Ebrard no es sólo una víctima de López Obrador, también se ha aprovechado de su desapego del mundo. Fue iniciativa del canciller el acercamiento con China, donde embarcó al Presidente hasta que éste entendió que jugar con esa potencia iba en contra de los intereses económicos y políticos de México. Apostó también a Rusia con las vacunas anti-Covid, que ha convertido a miles de mexicanos en parias potenciales cuando quieren viajar por el mundo, y negoció con el gobierno de Donald Trump, y más adelante con el de Joe Biden, servir como estancia de espera de miles de centroamericanos que buscan asilo en Estados Unidos.
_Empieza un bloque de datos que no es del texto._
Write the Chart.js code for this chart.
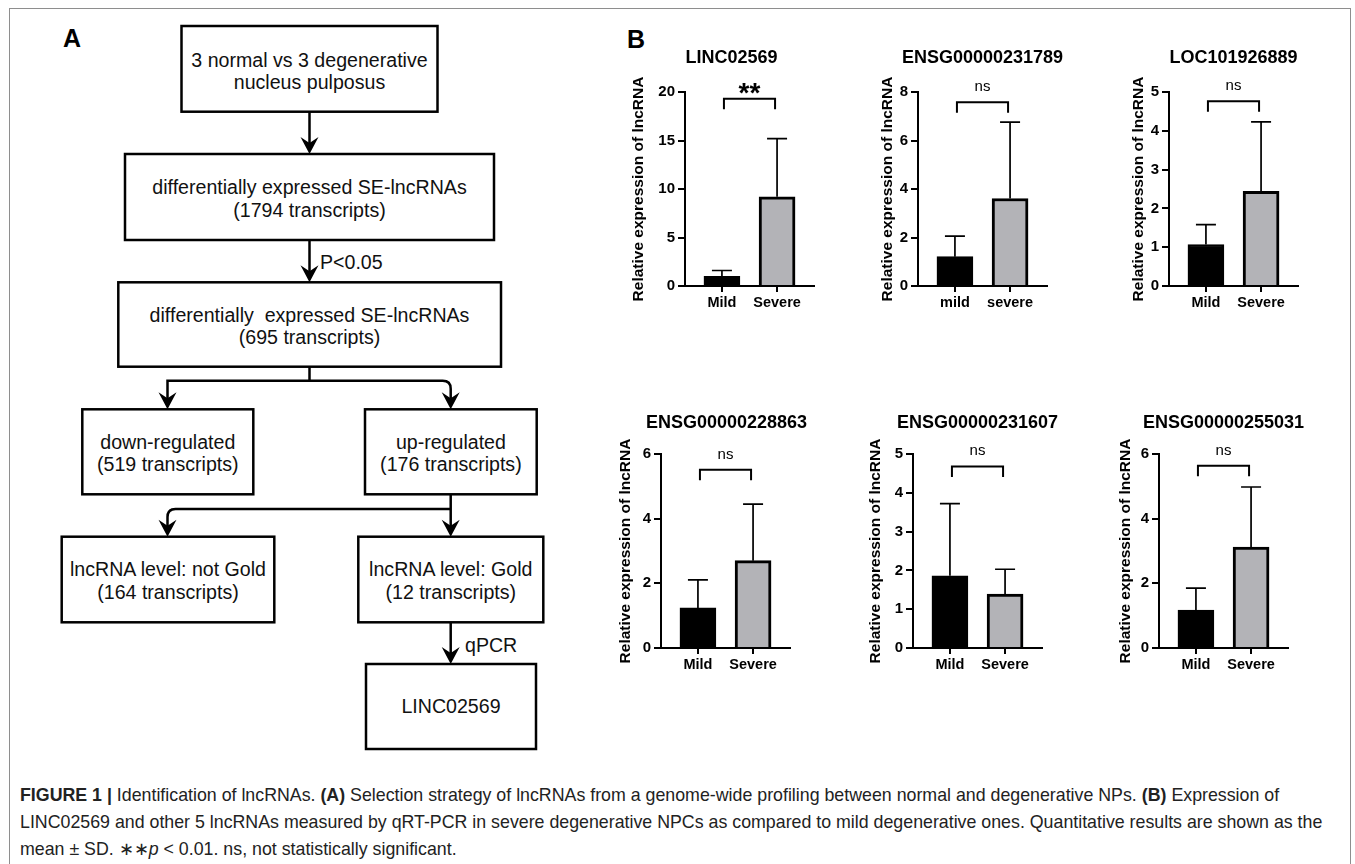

El canciller ha jugado con genuflexión para lograr favores del Presidente, aunque afecten al país. Por ejemplo, si bien no supo de Salmerón, sus esfuerzos para convencerlo de que era contraproducente mantenerlo fueron débiles. No dijo nada de Jesusa, ni presentó oposición a que dos de las principales embajadas de México, Reino Unido y Francia, fueran asignadas por López Obrador no por mérito, sino porque sus designadas querían vivir cerca de sus hijas. Tampoco impidió el conflicto con España que provocó la esposa del Presidente, tras empujarlo a exigir a la corona el perdón por la Conquista, mediante una carta de la cual no se enteró hasta que estaba enviada.
En política, dicen los profesionales, hay que tragar muchos sapos. Ebrard ha tragado demasiados para su historia y biografía. Ha estado estirando mucho la liga de su dignidad con el único propósito visible de querer ser el candidato de López Obrador a la Presidencia. Entiende, como lo ha dicho a sus amigos, que el 24 es su última oportunidad, y en los grupos de trabajo que creó para ese propósito han analizado el escenario de una candidatura sin el apoyo presidencial. En los hechos, sin embargo, no da ninguna señal de que esté dispuesto a caminar en esa ruta, que significaría el rompimiento con López Obrador.
“Marcelo es muy inteligente, pero tiene un problema”, confió un político talentoso que lo conocía bien, “y es que siempre necesita quién le diga qué hacer”. Durante toda su vida pública, esa persona fue Manuel Camacho, quien al morir en 2015 lo dejó en la orfandad. Ebrard es el funcionario más sofisticado que tiene López Obrador y uno de los más capacitados para gobernar. Pero depende de la decisión de su jefe, que hasta hoy sólo tiene ojos para Claudia Sheinbaum, su hija, jefa de Gobierno de la Ciudad de México. Lo sabe, pero no se atreve a tomar su rumbo. Le falta el arrojo que tenía Camacho, pero le sobra estómago para seguir tragando las ofensas del Presidente.